Neurokinin and NMDA antagonists (but not a kainic acid antagonist) are antinociceptive in the mouse formalin model

Abstract

While much evidence implicates substance P (SP), an endogenous neurokinin (NK), as a primary sensory transmitter of acute pain in mammalian spinal cord, its role in continuous (tonic) pain is less clear. Although glutamate is co-localized with SP in dorsal root ganglion neurons, its role in nociceptive processing is uncertain. While antagonists of NKs and excitatory amino acids (EAAs) have been found to be antinociceptive in some acute assays, they have not been tested against tonic pain. We hypothesize that: NKs and EAAs contribute to signaling of tonic chemogenic nociception interaction between NK and EAA systems is important in determining the perceived intensity of a continuous noxious stimulus.
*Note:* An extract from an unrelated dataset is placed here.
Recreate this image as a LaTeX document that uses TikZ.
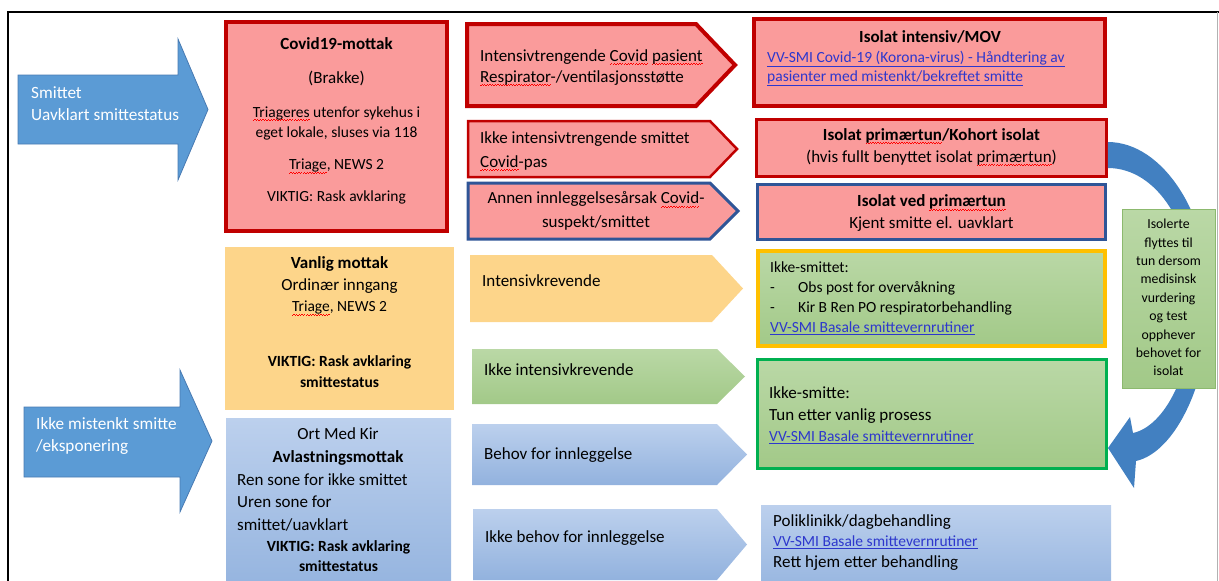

We therefore evaluated two NK antagonists ([d-Pro²,d-Trp^7,9] SP (DPDT-SP, 0.26–6.6 nmoles, non-specific) and [d-Pro⁴,d-Trp^7,9,10,Phe¹¹]-SP(4–11) (DPDTP-octa, 1.6–12.3 nmoles, somewhat NK-1 selective)), as well as dl-2-amino-5-phosphonovalerate (dl-AP5, NMDA antagonist, 0.05–1 nmole) and urethane (a kainic acid (KA) antagonist at 2.5 μmoles) for antinociceptive activity in the mouse formalin model. Administered intrathecally (i.t.), dl-AP5 and both NK antagonists were significantly antinociceptive while urethane (2.5 μmoles) and naloxone (2.7 nmoles) were inactive. A₅₀ values for mean % analgesia, nmoles/mouse i.t. (95% CLs) were: DPDT-SP, 1.1 (0.79–1.6); DPDTP-octa, 3.9 (2.4–6.1); dl-AP5, 0.29 (0.16–0.71). The antinociception associated with 1.3 nmoles of DPDT-SP was not reversed by co-administering 2.7 nmoles of naloxone. Co-administration of 0.1 nmoles of dl-AP5 with either 1.3 nmoles of DPDT-SP or 3.3 nmoles of DPDTP-octa did not lead to additive antinociception. One nmole of dl-AP5 also produced significant antinociception in the mouse tail-flick test. These data support the contention that NK (probably NK-1) and NMDA (but not KA) receptors are involved in spinal processing of tonic chemical/inflammatory nociception in mice.